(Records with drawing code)

========================================================================

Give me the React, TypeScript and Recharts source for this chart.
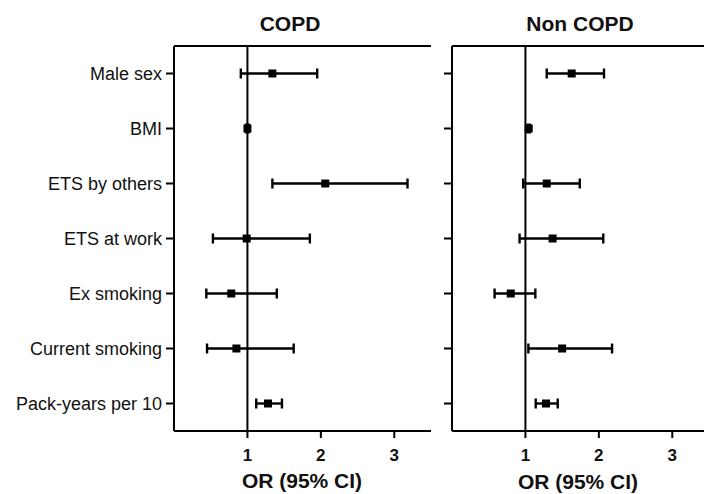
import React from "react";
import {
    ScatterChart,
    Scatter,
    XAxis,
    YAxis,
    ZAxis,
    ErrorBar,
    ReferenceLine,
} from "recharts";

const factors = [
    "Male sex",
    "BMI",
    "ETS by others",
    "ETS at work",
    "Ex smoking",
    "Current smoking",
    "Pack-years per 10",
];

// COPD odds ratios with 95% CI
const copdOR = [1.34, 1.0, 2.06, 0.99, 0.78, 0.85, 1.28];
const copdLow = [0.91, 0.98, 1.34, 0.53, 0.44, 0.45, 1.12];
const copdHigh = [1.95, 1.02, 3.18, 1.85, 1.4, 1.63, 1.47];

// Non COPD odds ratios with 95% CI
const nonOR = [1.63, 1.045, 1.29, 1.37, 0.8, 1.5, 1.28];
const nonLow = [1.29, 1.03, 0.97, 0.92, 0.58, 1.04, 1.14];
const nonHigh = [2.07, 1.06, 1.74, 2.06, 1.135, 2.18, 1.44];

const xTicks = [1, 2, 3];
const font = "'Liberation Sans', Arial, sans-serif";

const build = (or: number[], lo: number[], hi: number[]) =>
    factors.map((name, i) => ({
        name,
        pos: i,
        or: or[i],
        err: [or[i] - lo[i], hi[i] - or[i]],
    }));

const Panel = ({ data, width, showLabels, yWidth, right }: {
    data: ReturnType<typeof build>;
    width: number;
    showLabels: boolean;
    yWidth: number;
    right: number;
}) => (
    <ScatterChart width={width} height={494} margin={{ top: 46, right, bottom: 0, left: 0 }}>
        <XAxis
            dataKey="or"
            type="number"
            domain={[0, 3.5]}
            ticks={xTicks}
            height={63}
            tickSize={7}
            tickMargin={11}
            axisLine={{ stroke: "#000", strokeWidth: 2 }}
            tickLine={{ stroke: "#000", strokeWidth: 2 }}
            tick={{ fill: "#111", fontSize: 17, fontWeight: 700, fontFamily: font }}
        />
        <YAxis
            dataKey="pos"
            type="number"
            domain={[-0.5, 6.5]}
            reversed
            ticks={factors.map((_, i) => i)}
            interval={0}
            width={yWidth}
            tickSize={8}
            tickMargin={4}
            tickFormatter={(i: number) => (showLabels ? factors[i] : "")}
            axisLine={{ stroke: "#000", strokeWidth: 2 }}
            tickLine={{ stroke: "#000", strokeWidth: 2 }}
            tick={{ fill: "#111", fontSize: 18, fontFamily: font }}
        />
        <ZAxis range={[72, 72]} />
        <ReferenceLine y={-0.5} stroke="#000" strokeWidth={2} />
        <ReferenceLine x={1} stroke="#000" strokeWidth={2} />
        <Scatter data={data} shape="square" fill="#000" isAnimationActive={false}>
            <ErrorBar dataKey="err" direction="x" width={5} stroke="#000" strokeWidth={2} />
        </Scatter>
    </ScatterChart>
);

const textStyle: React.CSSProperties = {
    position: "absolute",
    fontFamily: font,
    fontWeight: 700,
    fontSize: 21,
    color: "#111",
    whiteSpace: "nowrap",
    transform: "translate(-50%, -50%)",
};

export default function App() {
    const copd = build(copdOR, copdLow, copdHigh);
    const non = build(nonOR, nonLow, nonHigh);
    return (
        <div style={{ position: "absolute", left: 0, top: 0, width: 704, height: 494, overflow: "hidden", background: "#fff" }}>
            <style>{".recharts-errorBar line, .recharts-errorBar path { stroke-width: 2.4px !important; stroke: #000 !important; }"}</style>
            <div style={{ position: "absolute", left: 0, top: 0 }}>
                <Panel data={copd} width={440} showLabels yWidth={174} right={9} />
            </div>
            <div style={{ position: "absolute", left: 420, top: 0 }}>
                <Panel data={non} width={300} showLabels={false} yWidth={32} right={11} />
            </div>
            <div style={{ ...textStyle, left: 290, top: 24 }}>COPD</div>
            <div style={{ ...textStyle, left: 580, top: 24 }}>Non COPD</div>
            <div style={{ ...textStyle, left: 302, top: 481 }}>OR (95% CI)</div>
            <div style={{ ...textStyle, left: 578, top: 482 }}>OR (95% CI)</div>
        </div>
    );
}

========================================================================

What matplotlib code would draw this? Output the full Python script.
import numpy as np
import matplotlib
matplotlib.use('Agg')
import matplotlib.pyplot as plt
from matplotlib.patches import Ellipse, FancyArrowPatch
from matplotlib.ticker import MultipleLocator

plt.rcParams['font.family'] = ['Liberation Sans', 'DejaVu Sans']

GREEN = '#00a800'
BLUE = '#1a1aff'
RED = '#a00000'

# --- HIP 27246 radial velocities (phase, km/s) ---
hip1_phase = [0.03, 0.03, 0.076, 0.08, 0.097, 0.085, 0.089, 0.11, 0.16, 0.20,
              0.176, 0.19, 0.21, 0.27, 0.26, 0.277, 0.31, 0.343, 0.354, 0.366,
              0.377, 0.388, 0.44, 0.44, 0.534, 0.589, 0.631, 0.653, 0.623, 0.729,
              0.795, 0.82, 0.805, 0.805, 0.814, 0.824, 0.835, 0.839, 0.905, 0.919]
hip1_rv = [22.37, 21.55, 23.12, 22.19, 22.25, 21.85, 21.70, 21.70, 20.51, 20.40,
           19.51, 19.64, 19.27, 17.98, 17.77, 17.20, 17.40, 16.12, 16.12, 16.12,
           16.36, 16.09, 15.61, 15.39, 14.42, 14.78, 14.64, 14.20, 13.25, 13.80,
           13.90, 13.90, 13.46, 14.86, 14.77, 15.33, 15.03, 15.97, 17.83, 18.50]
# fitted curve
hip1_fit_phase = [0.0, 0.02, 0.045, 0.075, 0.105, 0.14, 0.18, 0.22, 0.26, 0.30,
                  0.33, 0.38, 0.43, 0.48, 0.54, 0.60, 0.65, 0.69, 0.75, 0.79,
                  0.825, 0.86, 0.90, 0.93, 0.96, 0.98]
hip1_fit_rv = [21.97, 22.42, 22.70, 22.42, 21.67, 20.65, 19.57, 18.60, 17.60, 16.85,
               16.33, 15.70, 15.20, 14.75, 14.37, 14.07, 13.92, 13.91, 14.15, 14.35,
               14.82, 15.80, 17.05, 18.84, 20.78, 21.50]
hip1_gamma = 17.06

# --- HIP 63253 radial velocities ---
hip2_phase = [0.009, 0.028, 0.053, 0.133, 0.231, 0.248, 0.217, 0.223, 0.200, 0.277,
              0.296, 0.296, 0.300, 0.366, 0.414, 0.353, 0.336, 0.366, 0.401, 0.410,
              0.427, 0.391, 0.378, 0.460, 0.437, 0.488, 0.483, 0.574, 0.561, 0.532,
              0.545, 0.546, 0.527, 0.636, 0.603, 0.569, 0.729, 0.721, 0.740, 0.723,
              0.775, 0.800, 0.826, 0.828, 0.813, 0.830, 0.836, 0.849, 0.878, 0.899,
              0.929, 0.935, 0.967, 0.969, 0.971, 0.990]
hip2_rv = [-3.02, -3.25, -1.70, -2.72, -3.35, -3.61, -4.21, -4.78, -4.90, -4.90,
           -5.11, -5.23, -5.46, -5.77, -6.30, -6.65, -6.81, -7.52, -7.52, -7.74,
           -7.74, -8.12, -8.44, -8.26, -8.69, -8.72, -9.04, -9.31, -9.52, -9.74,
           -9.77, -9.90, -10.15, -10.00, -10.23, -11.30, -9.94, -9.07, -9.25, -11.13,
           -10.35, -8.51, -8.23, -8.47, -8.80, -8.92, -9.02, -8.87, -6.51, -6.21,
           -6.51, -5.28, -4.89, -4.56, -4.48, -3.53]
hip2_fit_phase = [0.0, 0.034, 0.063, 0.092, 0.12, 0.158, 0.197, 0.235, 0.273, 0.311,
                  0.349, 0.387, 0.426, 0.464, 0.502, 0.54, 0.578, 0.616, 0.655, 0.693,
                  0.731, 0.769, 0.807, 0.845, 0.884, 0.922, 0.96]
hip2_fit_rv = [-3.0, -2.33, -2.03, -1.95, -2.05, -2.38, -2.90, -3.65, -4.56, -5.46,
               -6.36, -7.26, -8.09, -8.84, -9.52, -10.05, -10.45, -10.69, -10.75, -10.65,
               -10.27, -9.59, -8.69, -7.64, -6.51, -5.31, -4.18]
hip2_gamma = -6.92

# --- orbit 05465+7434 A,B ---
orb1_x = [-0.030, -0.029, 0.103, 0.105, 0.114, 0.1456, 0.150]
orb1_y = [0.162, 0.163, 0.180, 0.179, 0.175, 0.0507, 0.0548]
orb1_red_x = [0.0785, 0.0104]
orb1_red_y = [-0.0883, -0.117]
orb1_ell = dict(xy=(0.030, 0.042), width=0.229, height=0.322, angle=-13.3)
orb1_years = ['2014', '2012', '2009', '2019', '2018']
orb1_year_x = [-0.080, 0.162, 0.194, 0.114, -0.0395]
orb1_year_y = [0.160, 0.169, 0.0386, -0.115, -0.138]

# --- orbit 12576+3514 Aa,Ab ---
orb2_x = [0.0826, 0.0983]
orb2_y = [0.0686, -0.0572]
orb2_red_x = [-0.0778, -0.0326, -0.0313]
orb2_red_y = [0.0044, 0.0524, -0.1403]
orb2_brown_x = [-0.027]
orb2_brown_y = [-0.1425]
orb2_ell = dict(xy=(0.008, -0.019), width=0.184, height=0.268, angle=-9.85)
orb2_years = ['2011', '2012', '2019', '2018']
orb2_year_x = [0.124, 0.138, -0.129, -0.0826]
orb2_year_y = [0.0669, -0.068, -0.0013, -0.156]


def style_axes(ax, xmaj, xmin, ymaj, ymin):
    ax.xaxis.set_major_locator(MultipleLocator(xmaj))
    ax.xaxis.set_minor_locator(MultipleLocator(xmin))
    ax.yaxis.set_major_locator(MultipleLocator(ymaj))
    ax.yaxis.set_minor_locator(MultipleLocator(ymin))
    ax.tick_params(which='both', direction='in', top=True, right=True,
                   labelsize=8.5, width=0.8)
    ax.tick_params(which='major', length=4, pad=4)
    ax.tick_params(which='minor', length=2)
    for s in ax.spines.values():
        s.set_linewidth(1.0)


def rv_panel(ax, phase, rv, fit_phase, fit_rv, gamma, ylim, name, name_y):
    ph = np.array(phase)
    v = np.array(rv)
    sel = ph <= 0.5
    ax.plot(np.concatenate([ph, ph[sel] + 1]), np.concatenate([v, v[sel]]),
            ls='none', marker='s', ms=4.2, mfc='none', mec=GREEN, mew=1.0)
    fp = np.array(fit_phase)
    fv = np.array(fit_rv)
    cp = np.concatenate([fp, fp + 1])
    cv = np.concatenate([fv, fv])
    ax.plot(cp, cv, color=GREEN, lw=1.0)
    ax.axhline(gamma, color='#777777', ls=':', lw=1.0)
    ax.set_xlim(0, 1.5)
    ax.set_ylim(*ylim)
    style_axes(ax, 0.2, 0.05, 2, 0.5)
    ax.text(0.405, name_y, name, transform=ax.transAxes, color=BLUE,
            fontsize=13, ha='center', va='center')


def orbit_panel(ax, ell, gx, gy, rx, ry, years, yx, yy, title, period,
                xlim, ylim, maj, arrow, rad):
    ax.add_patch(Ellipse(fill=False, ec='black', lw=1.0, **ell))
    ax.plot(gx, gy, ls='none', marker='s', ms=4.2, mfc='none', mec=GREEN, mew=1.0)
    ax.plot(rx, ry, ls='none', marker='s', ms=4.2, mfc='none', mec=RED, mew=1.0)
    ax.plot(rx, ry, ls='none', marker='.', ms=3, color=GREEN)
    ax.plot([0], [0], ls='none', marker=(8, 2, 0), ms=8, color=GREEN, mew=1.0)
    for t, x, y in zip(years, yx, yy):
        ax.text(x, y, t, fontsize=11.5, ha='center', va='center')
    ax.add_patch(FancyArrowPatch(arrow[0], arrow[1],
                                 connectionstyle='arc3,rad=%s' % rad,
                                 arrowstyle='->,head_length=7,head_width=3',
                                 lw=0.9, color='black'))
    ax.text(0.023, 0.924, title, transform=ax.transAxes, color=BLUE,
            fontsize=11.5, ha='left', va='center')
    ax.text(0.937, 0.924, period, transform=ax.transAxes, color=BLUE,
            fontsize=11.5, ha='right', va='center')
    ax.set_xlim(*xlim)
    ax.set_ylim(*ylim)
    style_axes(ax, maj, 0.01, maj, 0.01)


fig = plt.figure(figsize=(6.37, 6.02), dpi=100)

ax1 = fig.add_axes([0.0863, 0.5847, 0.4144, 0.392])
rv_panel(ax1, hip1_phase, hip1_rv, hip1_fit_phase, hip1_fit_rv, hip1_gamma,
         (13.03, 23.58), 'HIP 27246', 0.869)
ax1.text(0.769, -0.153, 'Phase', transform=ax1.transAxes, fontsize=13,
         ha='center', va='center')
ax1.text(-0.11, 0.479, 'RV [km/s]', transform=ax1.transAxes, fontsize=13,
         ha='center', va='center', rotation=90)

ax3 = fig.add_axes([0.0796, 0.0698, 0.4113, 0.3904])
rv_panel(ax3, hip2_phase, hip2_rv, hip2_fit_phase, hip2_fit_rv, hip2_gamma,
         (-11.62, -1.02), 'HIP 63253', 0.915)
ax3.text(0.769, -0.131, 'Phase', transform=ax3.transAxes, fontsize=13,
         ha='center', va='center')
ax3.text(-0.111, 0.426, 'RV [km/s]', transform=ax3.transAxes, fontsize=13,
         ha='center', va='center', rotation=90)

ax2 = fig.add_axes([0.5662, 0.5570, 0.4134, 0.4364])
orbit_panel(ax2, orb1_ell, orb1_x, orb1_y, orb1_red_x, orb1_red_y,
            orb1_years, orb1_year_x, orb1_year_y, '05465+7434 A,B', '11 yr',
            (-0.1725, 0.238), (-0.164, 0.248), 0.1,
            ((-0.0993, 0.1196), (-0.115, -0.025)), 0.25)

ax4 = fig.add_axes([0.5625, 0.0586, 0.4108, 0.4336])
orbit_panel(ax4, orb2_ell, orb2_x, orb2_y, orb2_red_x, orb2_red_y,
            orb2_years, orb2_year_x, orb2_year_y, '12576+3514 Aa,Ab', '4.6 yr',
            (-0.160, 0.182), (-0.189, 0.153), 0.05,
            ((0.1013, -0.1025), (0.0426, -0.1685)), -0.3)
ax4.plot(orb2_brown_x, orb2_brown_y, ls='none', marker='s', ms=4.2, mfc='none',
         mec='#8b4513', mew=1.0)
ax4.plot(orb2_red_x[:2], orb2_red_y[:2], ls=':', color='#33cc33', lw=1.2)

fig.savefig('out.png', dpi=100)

========================================================================

◆ Task description:
The first line to copy holds "Give me the", and the last holds "const copdHigh = [1.95, 1.02, 3.18, 1.85, 1.4, 1.63, 1.47];". Copy them and the lines between exactly, leaving out pictures.

◆ Reply to the exercise:
Give me the React, TypeScript and Recharts source for this chart.
import React from "react";
import {
    ScatterChart,
    Scatter,
    XAxis,
    YAxis,
    ZAxis,
    ErrorBar,
    ReferenceLine,
} from "recharts";

const factors = [
    "Male sex",
    "BMI",
    "ETS by others",
    "ETS at work",
    "Ex smoking",
    "Current smoking",
    "Pack-years per 10",
];

// COPD odds ratios with 95% CI
const copdOR = [1.34, 1.0, 2.06, 0.99, 0.78, 0.85, 1.28];
const copdLow = [0.91, 0.98, 1.34, 0.53, 0.44, 0.45, 1.12];
const copdHigh = [1.95, 1.02, 3.18, 1.85, 1.4, 1.63, 1.47];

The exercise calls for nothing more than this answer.